When I realized I had romantic feelings for both sexes, I don't remember actually being afraid to come out. I have a grandfather who is openly gay, my mother is openly bisexual, my sister's pansexual, one of my cousin's half sisters is a lesbian, my aunt is Bicurious. So, I had all this support. A lot of family members who are LGBT. I'd say due to knowing all of this, I never felt afraid to come out. I didn't even feel like something was wrong with me, or at least, not until I thought I was an Asexual(I might still be a gray-a or a demi). For some reason, that's when I started getting depressed and feeling alone, and feeling like something was wrong with me. But in the beginning, I just said to myself, "Eh. So, I'm bi. Big deal." Are there others who weren't afraid to come out? I ask because every coming out story I read involves someone being afraid to and bursting into tears, and it makes me feel bad that it was harder for others than it was with me. Note: I'm not asking this to sound like a total jerk. I apologize if I come across that way.

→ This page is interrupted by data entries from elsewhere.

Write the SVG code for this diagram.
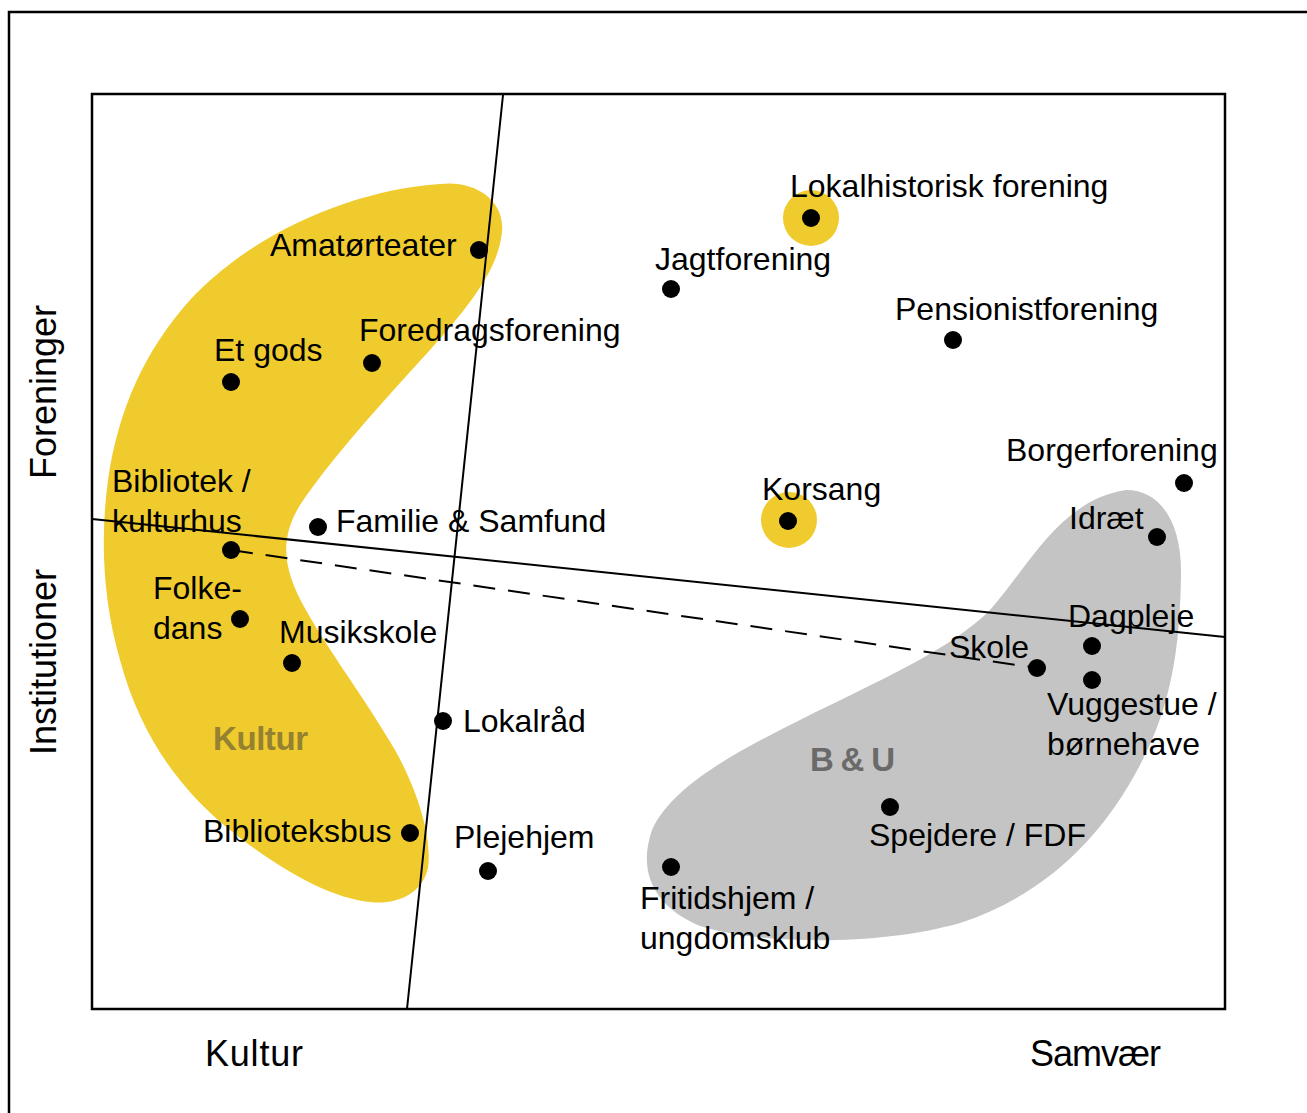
<svg xmlns="http://www.w3.org/2000/svg" width="1307" height="1113" viewBox="0 0 1307 1113">
<style>
text{font-family:"Liberation Sans",Arial,sans-serif;font-size:32px;fill:#000}
.ax{font-size:36px}
.grp{font-weight:bold;font-size:33px}
.dot{fill:#000}
.halo{fill:#F0CB2E}
.frame{fill:none;stroke:#000;stroke-width:2.5}
.ln{fill:none;stroke:#000;stroke-width:2}
</style>
<rect width="1307" height="1113" fill="#fff"/>
<path class="frame" d="M9,1113 V12 H1307"/>
<rect class="frame" x="92" y="94" width="1133" height="915"/>

<g id="regions">
<path id="kultur-region" fill="#F0CB2E" d="M440,184 C475,180 505,200 502,232 C498,270 470,305 430,350 C380,405 330,460 300,505 C282,535 282,560 298,595 C320,640 360,690 395,750 C420,795 432,840 428,868 C422,895 395,905 370,902 C330,898 280,870 230,830 C180,790 140,735 120,660 C103,600 100,540 108,480 C118,410 145,350 190,300 C250,235 350,190 440,184 Z"/>
<path id="bu-region" fill="#C4C4C4" d="M1126,490 C1162,490 1182,525 1181,575 C1180,645 1172,705 1140,765 C1100,842 1040,897 960,923 C880,946 760,945 700,926 C652,906 638,870 652,830 C672,785 740,750 800,720 C880,680 950,650 990,610 C1030,565 1060,500 1126,490 Z"/>
</g>

<g id="connectors">
<line class="ln" x1="503" y1="95" x2="407" y2="1009"/>
<line class="ln" x1="92" y1="519" x2="1225" y2="637"/>
<line class="ln" x1="231" y1="550" x2="1037" y2="668" stroke-dasharray="22,13"/>
</g>

<g id="n-lokalhistorisk"><circle class="halo" cx="811" cy="218" r="28"/><circle class="dot" cx="811" cy="218" r="9"/><text x="790" y="197">Lokalhistorisk forening</text></g>
<g id="n-jagt"><circle class="dot" cx="671" cy="289" r="9"/><text x="655" y="270">Jagtforening</text></g>
<g id="n-amator"><circle class="dot" cx="479" cy="250" r="9"/><text x="270" y="256">Amatørteater</text></g>
<g id="n-pension"><circle class="dot" cx="953" cy="340" r="9"/><text x="895" y="320">Pensionistforening</text></g>
<g id="n-etgods"><circle class="dot" cx="231" cy="382" r="9"/><text x="214" y="361">Et gods</text></g>
<g id="n-foredrag"><circle class="dot" cx="372" cy="363" r="9"/><text x="359" y="341">Foredragsforening</text></g>
<g id="n-borger"><circle class="dot" cx="1184" cy="483" r="9"/><text x="1006" y="461">Borgerforening</text></g>
<g id="n-korsang"><circle class="halo" cx="789" cy="520" r="28"/><circle class="dot" cx="788" cy="521" r="9"/><text x="762" y="500">Korsang</text></g>
<g id="n-idraet"><circle class="dot" cx="1157" cy="537" r="9"/><text x="1069" y="529">Idræt</text></g>
<g id="n-bibliotek"><circle class="dot" cx="231" cy="550" r="9"/><text x="112" y="492">Bibliotek /</text><text x="112" y="532">kulturhus</text></g>
<g id="n-familie"><circle class="dot" cx="318" cy="527" r="9"/><text x="336" y="532">Familie &amp; Samfund</text></g>
<g id="n-folkedans"><circle class="dot" cx="240" cy="619" r="9"/><text x="153" y="599">Folke-</text><text x="153" y="639">dans</text></g>
<g id="n-musikskole"><circle class="dot" cx="292" cy="663" r="9"/><text x="279" y="643">Musikskole</text></g>
<g id="n-dagpleje"><circle class="dot" cx="1092" cy="646" r="9"/><text x="1068" y="627">Dagpleje</text></g>
<g id="n-skole"><circle class="dot" cx="1037" cy="668" r="9"/><text x="949" y="658">Skole</text></g>
<g id="n-vuggestue"><circle class="dot" cx="1092" cy="680" r="9"/><text x="1047" y="715">Vuggestue /</text><text x="1047" y="755">børnehave</text></g>
<g id="n-lokalraad"><circle class="dot" cx="443" cy="721" r="9"/><text x="463" y="732">Lokalråd</text></g>
<g id="n-biblioteksbus"><circle class="dot" cx="410" cy="833" r="9"/><text x="203" y="842">Biblioteksbus</text></g>
<g id="n-plejehjem"><circle class="dot" cx="488" cy="871" r="9"/><text x="454" y="848">Plejehjem</text></g>
<g id="n-spejdere"><circle class="dot" cx="890" cy="807" r="9"/><text x="869" y="846">Spejdere / FDF</text></g>
<g id="n-fritidshjem"><circle class="dot" cx="671" cy="867" r="9"/><text x="640" y="909">Fritidshjem /</text><text x="640" y="949">ungdomsklub</text></g>

<g id="group-labels">
<text class="grp" x="213" y="750" textLength="95" style="fill:#958132">Kultur</text>
<text class="grp" x="810" y="771" textLength="85" style="fill:#6A6A6A">B &amp; U</text>
</g>

<g id="axis-labels">
<text class="ax" x="205" y="1066" textLength="98">Kultur</text>
<text class="ax" x="1030" y="1066" textLength="131">Samvær</text>
<text class="ax" transform="translate(56,392) rotate(-90)" text-anchor="middle">Foreninger</text>
<text class="ax" transform="translate(56,662) rotate(-90)" text-anchor="middle">Institutioner</text>
</g>
</svg>
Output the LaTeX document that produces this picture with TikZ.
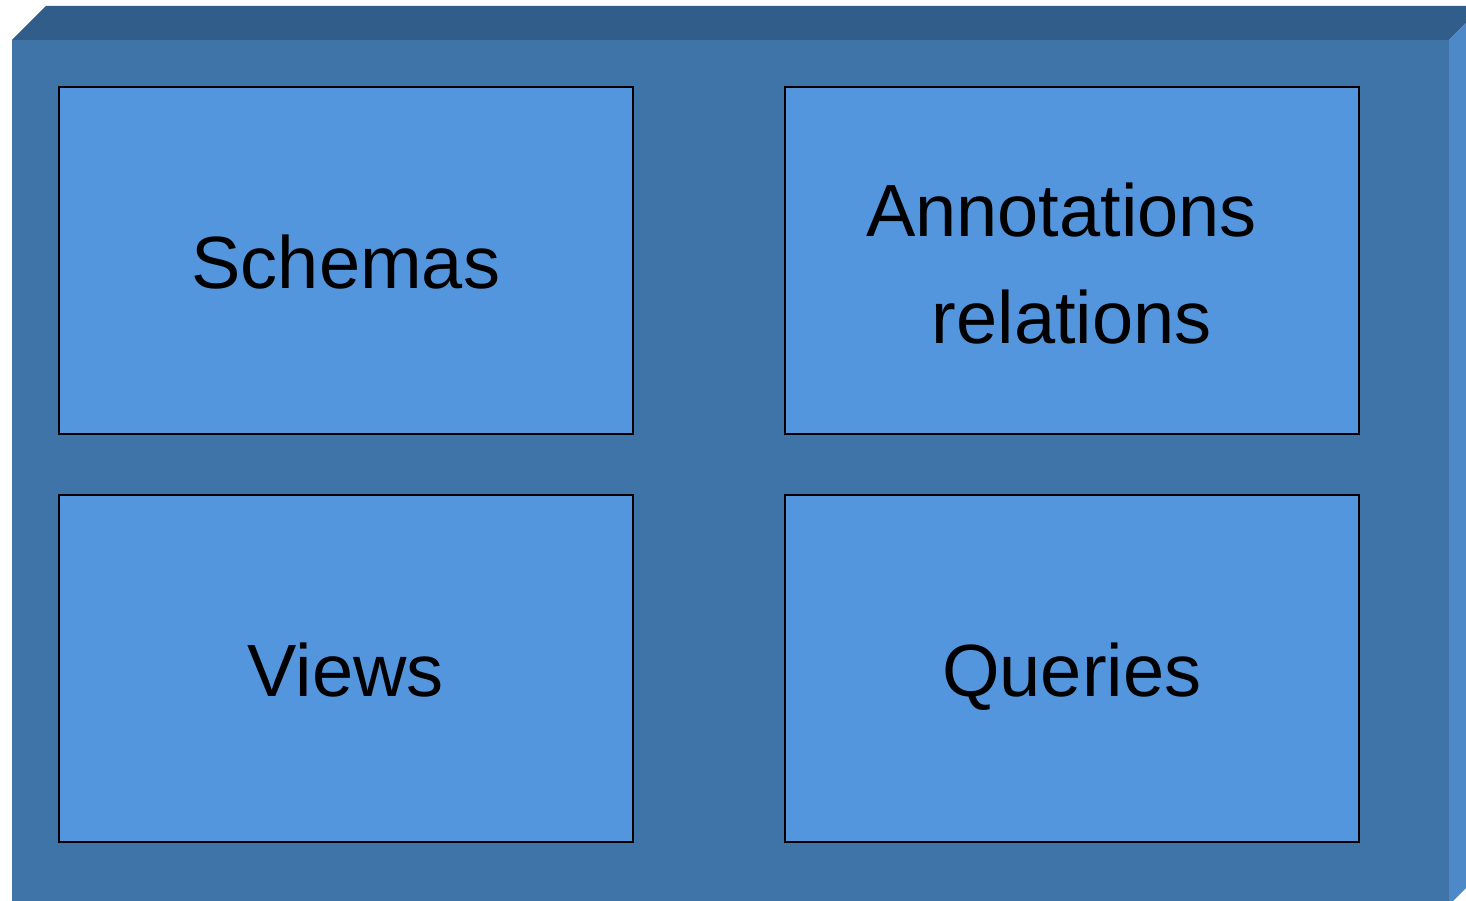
\documentclass[tikz,border=0pt]{standalone}
\usepackage{fontspec}
\setmainfont{Liberation Sans}
\definecolor{frontc}{HTML}{3F74A9}
\definecolor{topc}{HTML}{305D89}
\definecolor{sidec}{HTML}{4D88C8}
\definecolor{boxc}{HTML}{5396DD}
\tikzset{
  panel/.style={draw=black, line width=1.6pt, fill=boxc, minimum width=574pt, minimum height=347pt, inner sep=0pt, anchor=north west},
  label/.style={font=\fontsize{74}{107}\selectfont, text=black, align=center, inner sep=0pt},
  onel/.style={label, text height=53pt, text depth=0pt}
}
\begin{document}
\begin{tikzpicture}[x=1pt,y=-1pt]
\useasboundingbox (0,0) rectangle (1466,901);
\clip (0,0) rectangle (1466,901);
% front face
\fill[frontc] (12,40) rectangle (1449,910);
% top face
\fill[topc] (12,40) -- (46,6) -- (1483,6) -- (1449,40) -- cycle;
% right face
\fill[sidec] (1449,40) -- (1483,6) -- (1483,871) -- (1449,905) -- cycle;
\node[panel] (schemas) at (58,86) {};
\node[panel] (annot) at (784,86) {};
\node[panel] (views) at (58,494) {};
\node[panel] (queries) at (784,494) {};
\node[onel] (tschemas) at ([yshift=-2pt]schemas.center) {Schemas};
\node[onel] (tviews) at ([yshift=-2pt]views.center) {Views};
\node[onel] (tqueries) at ([yshift=-2pt]queries.center) {Queries};
\node[label] (tannot) at ([yshift=-3pt]annot.center) {Annotations\hspace*{0.278em}\\relations};
\end{tikzpicture}
\end{document}
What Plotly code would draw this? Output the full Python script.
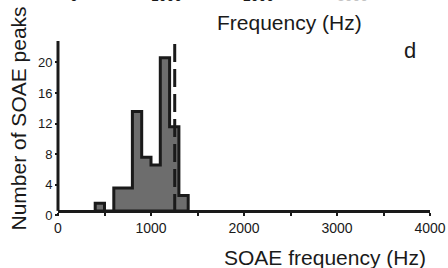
import plotly.graph_objects as go

# ---------------- data ----------------
bin_left = [400, 500, 600, 700, 800, 900, 1000, 1100, 1200, 1300]
bin_width = 100
counts = [1, 0, 3, 3, 13, 7, 6, 20, 11, 2]
count_offset = 0.6          # histogram baseline sits slightly above the 0 tick in the source
mean_freq = 1255            # dashed reference line (Hz)
mean_line_top = 22.4

x_tickvals = [0, 500, 1000, 1500, 2000, 2500, 3000, 3500, 4000]
x_ticktext = ["0", "", "1000", "", "2000", "", "3000", "", "4000"]
y_tickvals = [0, 4, 8, 12, 16, 20]
y_ticktext = ["0", "4", "8", "12", "16", "20"]
upper_ticklabels = ["0", "1000", "2000", "3000"]   # cut-off labels of the panel above

# ---------------- layout geometry ----------------
W, H = 448, 268
ML, MR, MT, MB = 58, 18, 41, 51
Y_RANGE = [-0.2, 22.8]
X_RANGE = [0, 4000]
FONT = "Liberation Sans, Arial, Helvetica, sans-serif"
INK = "#1a1a1a"


def px_x(px):
    return (px - ML) / (W - ML - MR)


def px_y(py):
    return (H - MB - py) / (H - MT - MB)


# step outline of histogram
xs, ys = [], []
for left, c in zip(bin_left, counts):
    top = c + count_offset
    xs += [left, left + bin_width]
    ys += [top, top]
xs = [bin_left[0]] + xs + [bin_left[-1] + bin_width, bin_left[0]]
ys = [count_offset] + ys + [count_offset, count_offset]

fig = go.Figure()
fig.add_trace(go.Scatter(
    x=xs, y=ys, mode="lines", fill="toself",
    fillcolor="#6d6d6d", line=dict(color=INK, width=3),
    hoverinfo="skip", showlegend=False))
fig.add_trace(go.Scatter(
    x=[mean_freq, mean_freq], y=[mean_line_top, count_offset], mode="lines",
    line=dict(color=INK, width=3, dash="18px,7px"),
    hoverinfo="skip", showlegend=False))

xpos = (count_offset - Y_RANGE[0]) / (Y_RANGE[1] - Y_RANGE[0])

fig.update_layout(
    width=W, height=H,
    margin=dict(l=ML, r=MR, t=MT, b=MB, autoexpand=False),
    paper_bgcolor="white", plot_bgcolor="white",
    font=dict(family=FONT, color=INK),
    xaxis=dict(
        range=X_RANGE, tickvals=x_tickvals, ticktext=x_ticktext,
        showline=True, linewidth=3, linecolor=INK,
        anchor="free", position=xpos, automargin=False,
        ticks="outside", ticklen=3, tickwidth=2, tickcolor=INK,
        tickfont=dict(size=14, family=FONT, color=INK),
        showgrid=False, zeroline=False, fixedrange=True),
    yaxis=dict(
        range=Y_RANGE, tickvals=y_tickvals, ticktext=y_ticktext,
        showline=False, automargin=False,
        ticks="outside", ticklen=2, tickwidth=2, tickcolor=INK,
        tickfont=dict(size=13, family=FONT, color=INK),
        showgrid=False, zeroline=False, fixedrange=True),
)

# y-axis line from histogram baseline to top
fig.add_shape(type="line", xref="paper", yref="y",
              x0=0, x1=0, y0=count_offset, y1=Y_RANGE[1],
              line=dict(color=INK, width=3))

ann = []
ann.append(dict(text="SOAE frequency (Hz)", x=px_x(428), y=px_y(257),
                xanchor="right", yanchor="middle", font=dict(size=21)))
ann.append(dict(text="Number of SOAE peaks", x=px_x(17.5), y=px_y(119),
                xanchor="center", yanchor="middle", textangle=-90, font=dict(size=21)))
ann.append(dict(text="Frequency (Hz)", x=px_x(289), y=px_y(22),
                xanchor="center", yanchor="middle", font=dict(size=21)))
ann.append(dict(text="d", x=px_x(409.5), y=px_y(51), xanchor="center",
                yanchor="middle", font=dict(size=22)))
upper_centers = [74, 166, 258, 352]
upper_colors = [INK, INK, INK, "#c4c4c4"]
for lab, cx, col in zip(upper_ticklabels, upper_centers, upper_colors):
    ann.append(dict(text=lab, x=px_x(cx), y=px_y(6), xanchor="center",
                    yanchor="bottom", font=dict(size=14, color=col)))
for a in ann:
    a.update(xref="paper", yref="paper", showarrow=False)
    a.setdefault("font", {})
    a["font"].setdefault("family", FONT)
    a["font"].setdefault("color", INK)
fig.update_layout(annotations=ann)

fig.write_html(
    "out.html",
    config={"displayModeBar": False, "staticPlot": True},
    post_script="document.body.style.margin='0';document.body.style.padding='0';"
                "document.body.style.overflow='hidden';",
)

I wasn't super afraid because I live in an accepting community, my parents seemed accepting, and people my age for the most part really didn't care too so I decided to come out last year. The fear was definitely still there, I still felt like maybe everyone I knew was secretly homophobic and would shun me if I came out, but I went through with it anyways. It was a huge relief to see that everyone was supportive, and it honestly made me ecstatic for a few days to see that at least in some places, the world was finally turning around.
Warning: Opinion ahead! I think bisexuals have a less harder time coming out than transgenders or gays/lesbians. I FEEL like bisexuality is more accepted socially. No explanation; simply stated, and ended. Can't say I wasn't afraid; I was terrified.
This is very true, escpeically if you're a girl. It's the reason why some gay and lesbian people come out as bisexual, to give whoever they're coming out to false hope or just to convince themselves. Of course, being bisexual also has a ton of its own problems, like other people refusing to believe that bisexuality even exists.
Well, I hardly have that feeling. However, when it comes to my parents, I have that feeling. I never really had such a strong fear of coming out to my friends, after coming out the first time, I just let it all out. If people ask, I truthfully answer. Basically, everybody I know is aware that I'm gay. A ton of people I know in school are gay, and they are like the social kings and queens of my school. ASB, Class Council, Cabinet member of the Red Cross, NHS, FBLA, etc. Everybody is aware of their sexuality. It's kinda like a popularity boost. Meanwhile, my ass is hidden in the shadow, making a minor presence through writing for the school newspaper. Really, I don't like being in the spotlight almost 24/7 like them. However, the fact that they're gay and have such a strong presence in my school is a great thing for those in the closet. It shows that people look up to them, and them being gay doesn't get in the way of that.
I was terrified when I came out to some of my friends and parents. Now I'm so comfortable with my sexuality, there's still a few friends I need to tell and it's just like, "eh, whenever I get around to it" I feel restless when I'm not out, anyways. I feel that I'm hiding stuff from people, so coming out with sexuality is a relief for me. As for gender, I'm not in a big rush, because I know people won't have any idea what I'm talking about with gender fluid.
I, for some reason, never did. But then again, I haven't come out to my parents and I fear their reaction. Also, I'm not sure whether my sister will be so accepting, though I assume so. Ugh, coming out to family is scary ><
I am still afraid about gender identity, but being bisexual, I have no fear in coming out about that. I probably am afraid of coming out as FTM because I am not sure about myself enough to do so.